Re: Not smart at all
"Oh dear time to try to get over a fairly basic lesson."
*cough* I wouldn't normally have replied, but your rather condescending tone to the original poster means you have to be correct - pedantically correct.
"Apparently you do not know but the way a DVD player reads a disc is not the same as the way a computer reads the disc. When you load it into a computer it checks specific tracks/sectors to look for various information which it needs to know where everything is and what type of data the disc holds."
.... which is exactly what a DVD player has to do, unless you have one of those rare psychic DVD players that don't actually exist.
"When you try to play a DVD with a movie it can instead launch a run-time version which is intended to stop you ripping the DVD and bypassing all the unskippable anti-piracy sections. Various music CDs have a similar setup."
Errrrr, what? What do you think launches programs? The DVD? The DVD player? Or maybe..... just maybe..... it's Windows and it's misguided autorun system!
As for audio CD's, standard red book CD's don't even contain a filesystem. Any sort of CD with an ISO-6990 filesystem in addition to the normal CDDA section would again require that a consumer player skips the unknown section, whilst a computer recognises the filesystem, mounts it, and autoruns some shite from there.
Again, though, it's the OS that decides to do this. The drive doesn't command the OS what to do!
Basically, your consumer DVD player is a computer. The software on your personal computer can basically behave exactly like a consumer player if it wishes (indeed, many do, as they even allow the running of customised DVD virtual machine bytecode - the software on video DVD's that runs in hardware consumer units is nowt to do with Windows)

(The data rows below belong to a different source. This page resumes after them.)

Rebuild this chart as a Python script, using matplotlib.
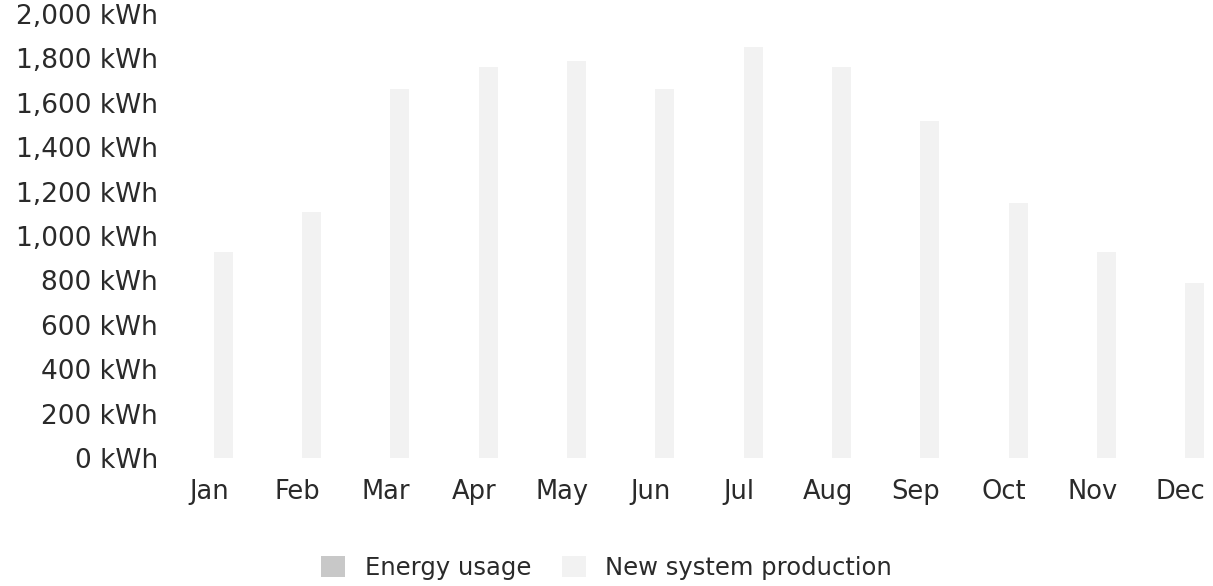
import matplotlib
matplotlib.use("Agg")
import matplotlib.pyplot as plt
import numpy as np
from matplotlib.patches import Patch

months = ["Jan", "Feb", "Mar", "Apr", "May", "Jun",
          "Jul", "Aug", "Sep", "Oct", "Nov", "Dec"]
energy_usage = [0, 0, 0, 0, 0, 0, 0, 0, 0, 0, 0, 0]
new_production = [930, 1110, 1660, 1760, 1790, 1660, 1850, 1760, 1520, 1150, 930, 790]
y_ticks = [0, 200, 400, 600, 800, 1000, 1200, 1400, 1600, 1800, 2000]
y_labels = [f"{v:,} kWh" for v in y_ticks]

usage_color = "#c8c8c8"
prod_color = "#f2f2f2"
text_color = "#2a2a2a"

plt.rcParams['font.family'] = ['DejaVu Sans']

W, H = 1213, 586
fig = plt.figure(figsize=(W / 100, H / 100), dpi=100)
ax = fig.add_axes([165 / W, 128 / H, 1060 / W, 444 / H])

x = np.arange(len(months))
off = 0.16
bw = 0.215
ax.bar(x - off, energy_usage, width=bw, color=usage_color, linewidth=0)
ax.bar(x + off, new_production, width=bw, color=prod_color, linewidth=0)

ax.set_xlim(-0.5, 11.5)
ax.set_ylim(0, 2000)
ax.set_xticks(x)
ax.set_xticklabels(months, fontsize=18.5, color=text_color)
ax.set_yticks(y_ticks)
ax.set_yticklabels(y_labels, fontsize=19, color=text_color)
ax.tick_params(axis='x', length=0, pad=15)
ax.tick_params(axis='y', length=0, pad=5)
for s in ax.spines.values():
    s.set_visible(False)
ax.set_facecolor("white")

handles = [Patch(facecolor=usage_color, edgecolor='none', label="Energy usage"),
           Patch(facecolor=prod_color, edgecolor='none', label="New system production")]
fig.legend(handles=handles, loc='center', bbox_to_anchor=(0.5, 18 / H), ncol=2,
           frameon=False, fontsize=17.5, handlelength=1.0, handleheight=0.95,
           handletextpad=0.8, columnspacing=1.25, labelcolor=text_color,
           borderaxespad=0, borderpad=0)

fig.savefig("out.png", dpi=100, facecolor="white")
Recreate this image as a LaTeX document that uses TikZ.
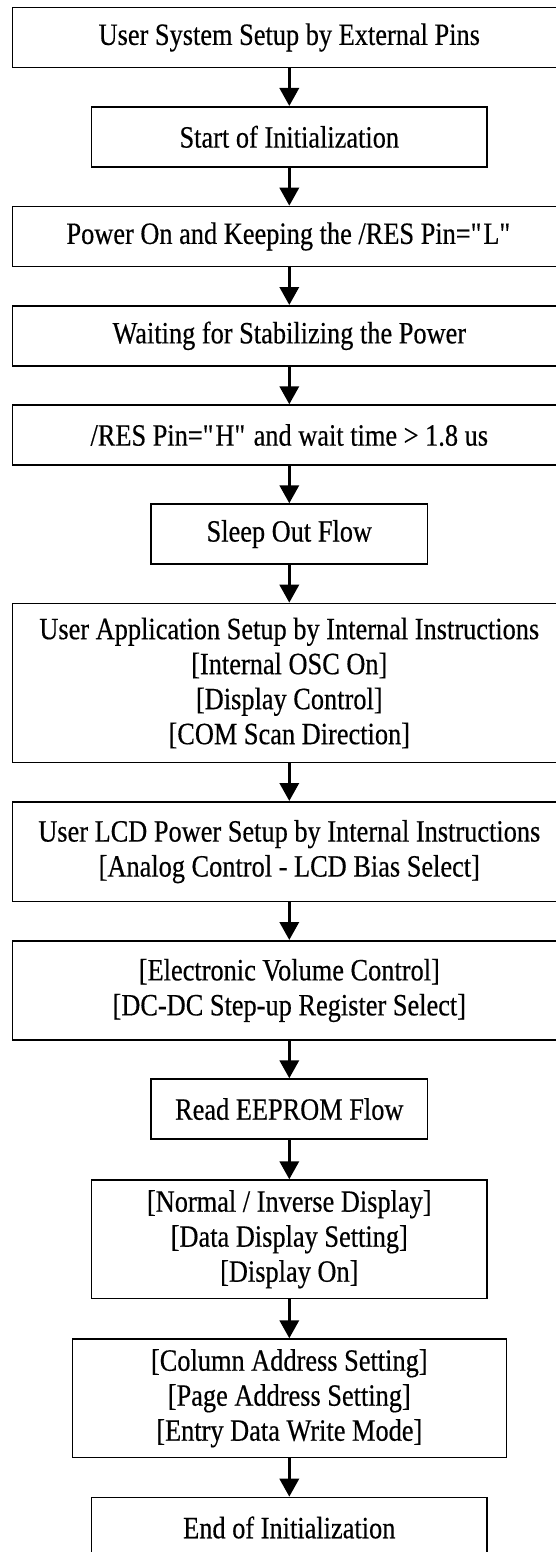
\documentclass[tikz,border=0pt]{standalone}
\usepackage{fontspec}
\setmainfont{Liberation Serif}[FakeStretch=0.85,FakeBold=0.4]
\usetikzlibrary{arrows.meta}
\begin{document}
\begin{tikzpicture}[x=1pt,y=-1pt,
  box/.style={draw,line width=1.6pt,anchor=north,align=center,inner sep=0pt,
    font=\fontsize{31}{35}\selectfont},
  wide/.style={box,minimum width=553.3pt},
  mid/.style={box,minimum width=395.3pt},
  narrow/.style={box,minimum width=276.3pt},
  colbox/.style={box,minimum width=434pt},
  conn/.style={line width=3.4pt,-{Triangle[width=19pt,length=18pt]}}]
\useasboundingbox (0,0) rectangle (556,1552);
\clip (0,0) rectangle (556,1552);
\fill[white] (0,0) rectangle (556,1552);
\node[wide,minimum height=60pt] (n1) at (289.3,6.7) {User System Setup by External Pins};
\node[mid,minimum height=60pt] (n2) at (289.3,106) {Start of Initialization};
\node[wide,minimum height=60pt] (n3) at (289.3,205.7) {Power On and Keeping the /RES Pin=\textquotedbl L\textquotedbl};
\node[wide,minimum height=60pt] (n4) at (289.3,305) {Waiting for Stabilizing the Power};
\node[wide,minimum height=60pt] (n5) at (289.3,404.3) {/RES Pin=\textquotedbl H\textquotedbl{} and wait time > 1.8 us};
\node[narrow,minimum height=60pt] (n6) at (289.3,503.3) {Sleep Out Flow};
\node[wide,minimum height=159pt] (n7) at (289.3,602.7) {User Application Setup by Internal Instructions\\{[Internal OSC On]}\\{[Display Control]}\\{[COM Scan Direction]}};
\node[wide,minimum height=99.7pt] (n8) at (289.3,801) {User LCD Power Setup by Internal Instructions\\{[Analog Control - LCD Bias Select]}};
\node[wide,minimum height=99.3pt] (n9) at (289.3,940) {{[Electronic Volume Control]}\\{[DC-DC Step-up Register Select]}};
\node[narrow,minimum height=60pt] (n10) at (289.3,1078.3) {Read EEPROM Flow};
\node[mid,minimum height=118.4pt] (n11) at (289.3,1179.3) {{[Normal / Inverse Display]}\\{[Data Display Setting]}\\{[Display On]}};
\node[colbox,minimum height=118.4pt] (n12) at (289.3,1338.3) {{[Column Address Setting]}\\{[Page Address Setting]}\\{[Entry Data Write Mode]}};
\node[mid,minimum height=60pt] (n13) at (289.3,1496.7) {End of Initialization};
\foreach \a/\b in {n1/n2,n2/n3,n3/n4,n4/n5,n5/n6,n6/n7,n7/n8,n8/n9,n9/n10,n10/n11,n11/n12,n12/n13}
  \draw[conn] (\a.south) -- (\b.north);
\end{tikzpicture}
\end{document}
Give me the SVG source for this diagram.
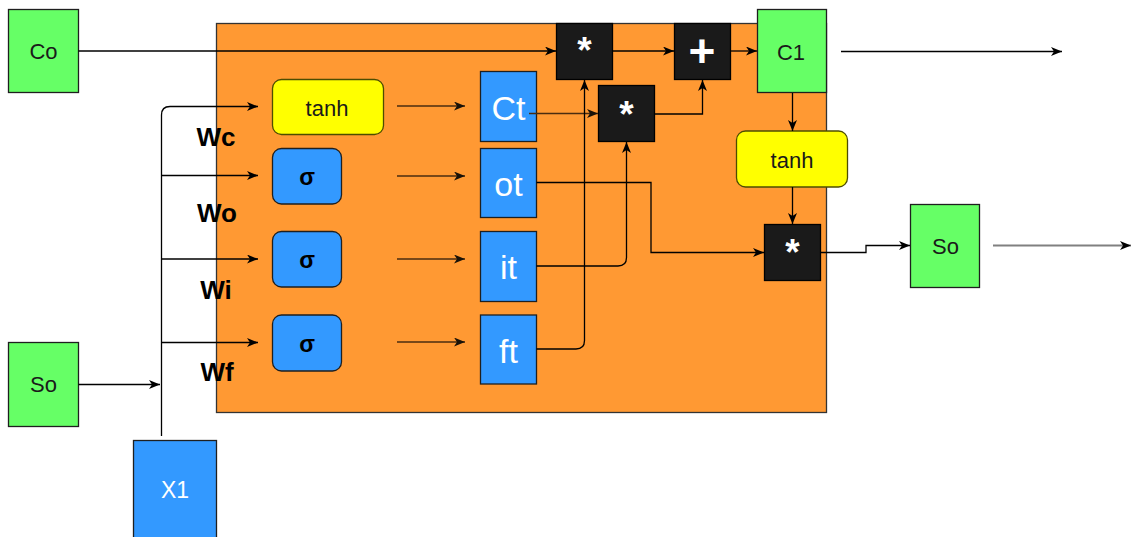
<svg xmlns="http://www.w3.org/2000/svg" width="1132" height="537" viewBox="0 0 1132 537">
<style>
  text { font-family: "Liberation Sans", Arial, sans-serif; text-anchor: middle; }
  .green { fill: #66FF66; stroke: #1f1f1f; stroke-width: 1.3; }
  .blue { fill: #3399FF; stroke: #1f1f1f; stroke-width: 1.3; }
  .yellow { fill: #FFFF00; stroke: #4d4d00; stroke-width: 1.3; }
  .op { fill: #1A1A1A; stroke: #000; stroke-width: 1.3; }
  .dark { fill: #1a1a1a; font-size: 22px; }
  .white { fill: #fff; font-size: 34px; }
  .sig { fill: #000; font-size: 23px; font-weight: bold; }
  .opt { fill: #fff; font-weight: bold; }
  .lbl { fill: #000; font-size: 26px; font-weight: bold; }
  .c { fill: none; stroke: #000; stroke-width: 1.3; marker-end: url(#arr); }
  .cb { fill: none; stroke: #4a2c10; stroke-width: 1.3; marker-end: url(#arrb); }
</style>
<defs>
  <marker id="arr" markerUnits="userSpaceOnUse" markerWidth="13" markerHeight="11" refX="11" refY="4.5" orient="auto">
    <path d="M0,0 L11,4.5 L0,9 L3,4.5 Z" fill="#000"/>
  </marker>
  <marker id="arrb" markerUnits="userSpaceOnUse" markerWidth="13" markerHeight="11" refX="11" refY="4.5" orient="auto">
    <path d="M0,0 L11,4.5 L0,9 L3,4.5 Z" fill="#1a1208"/>
  </marker>
</defs>

<g id="cell">
  <rect x="216.5" y="23.5" width="610" height="389" fill="#FF9933" stroke="#333" stroke-width="1.3"/>
</g>

<g id="Co"><rect class="green" x="8.5" y="9.5" width="70" height="83"/><text class="dark" x="43.5" y="59">Co</text></g>
<g id="So_in"><rect class="green" x="8.5" y="342.5" width="70" height="84"/><text class="dark" x="43.5" y="392" font-size="23">So</text></g>
<g id="X1"><rect class="blue" x="133.5" y="440.5" width="83" height="98"/><text x="175" y="497.5" style="fill:#fff;font-size:23px">X1</text></g>

<g id="tanh1"><rect class="yellow" x="272.5" y="79.5" width="111" height="55" rx="9"/><text class="dark" x="327" y="116" font-size="24">tanh</text></g>
<g id="sig_o"><rect class="blue" x="272.5" y="148.5" width="69" height="55.5" rx="9"/><text class="sig" x="307" y="185">σ</text></g>
<g id="sig_i"><rect class="blue" x="272.5" y="231.5" width="69" height="55.5" rx="9"/><text class="sig" x="307" y="268">σ</text></g>
<g id="sig_f"><rect class="blue" x="272.5" y="315" width="69" height="56" rx="9"/><text class="sig" x="307" y="352">σ</text></g>

<g id="Ct"><rect class="blue" x="480.5" y="71.5" width="56" height="70"/><text class="white" x="508.5" y="119.5">Ct</text></g>
<g id="ot"><rect class="blue" x="480.5" y="148.5" width="56" height="69"/><text class="white" x="508.5" y="196">ot</text></g>
<g id="it"><rect class="blue" x="480.5" y="231.5" width="56" height="70"/><text class="white" x="508.5" y="279">it</text></g>
<g id="ft"><rect class="blue" x="480.5" y="315" width="56" height="69"/><text class="white" x="508.5" y="362.5">ft</text></g>

<g id="mul1"><rect class="op" x="556.5" y="23.5" width="56" height="56"/><text class="opt" x="584.5" y="63" font-size="37">*</text></g>
<g id="mul2"><rect class="op" x="598.5" y="85.5" width="56" height="56"/><text class="opt" x="626.5" y="126.5" font-size="37">*</text></g>
<g id="add"><rect class="op" x="674.5" y="23.5" width="56" height="56"/><text class="opt" x="702" y="67" font-size="46">+</text></g>
<g id="C1"><rect class="green" x="757.5" y="9.5" width="69" height="83"/><text class="dark" x="791" y="59.5">C1</text></g>
<g id="tanh2"><rect class="yellow" x="736.5" y="131" width="111" height="56" rx="9"/><text class="dark" x="792" y="167.5" font-size="24">tanh</text></g>
<g id="mul3"><rect class="op" x="764.5" y="224.5" width="56" height="56"/><text class="opt" x="792.5" y="265" font-size="37">*</text></g>
<g id="So_out"><rect class="green" x="910.5" y="204.5" width="69" height="83"/><text class="dark" x="945.5" y="253.5" font-size="23">So</text></g>

<g id="connectors">
  <path class="c" d="M78.5,51 H556"/>
  <path class="c" d="M612.5,51 H674"/>
  <path class="c" d="M730.5,51 H757"/>
  <path class="c" d="M841,51.5 H1062"/>
  <path d="M993,245.5 H1131" fill="none" stroke="#808080" stroke-width="2.2" marker-end="url(#arr)"/>
  <path class="c" d="M78.5,384.5 H160"/>
  <path d="M161.5,436 V115" fill="none" stroke="#000" stroke-width="1.3"/>
  <path class="c" d="M161.5,115 Q161.5,106.5 170,106.5 H258"/>
  <path class="c" d="M161.5,175.5 H258"/>
  <path class="c" d="M161.5,259 H258"/>
  <path class="c" d="M161.5,342.5 H258"/>
  <path class="cb" d="M397,106 H465"/>
  <path class="cb" d="M397,176 H465"/>
  <path class="cb" d="M397,259 H465"/>
  <path class="cb" d="M397,342 H465"/>
  <path class="cb" d="M529,113.5 H598"/>
  <path class="c" d="M654.5,114 H702.5 V80"/>
  <path class="c" d="M536.5,349 H576 Q584.5,349 584.5,340.5 V80"/>
  <path class="c" d="M536.5,266 H618 Q626.5,266 626.5,257.5 V142"/>
  <path class="c" d="M536.5,182.5 H651 V252.5 H764"/>
  <path class="c" d="M792.5,93 V131"/>
  <path class="c" d="M792.5,187 V224"/>
  <path class="c" d="M820.5,252.5 H866 V245.5 H910"/>
</g>

<g id="labels">
  <text class="lbl" x="216" y="146">Wc</text>
  <text class="lbl" x="217" y="221.5">Wo</text>
  <text class="lbl" x="216" y="299">Wi</text>
  <text class="lbl" x="217" y="381">Wf</text>
</g>
</svg>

If hypothetically, the DVD contains some non-standard encoding requiring a windows program to play it, then it won't play on a consumer player either (and would then be more accurately described as a windows DVD-ROM)
"The problem is that this runtime system is a Windows only process (actually there may be an Apple version on there but I don't have the kit to check) so if you insert the DVD into a linux PC it will not work."
How, then, does my non-windows, non-mac, non-linux, OS plays every Video DVD that's thrown at it?
You seem to be getting confused with DVD data disks (not video disks) containing windows code.
*TL; DR* : The original poster was correct, and you just 'corrected' him with a load of old bollocks!
"Hopefully I did not use too many complicated phrases in there."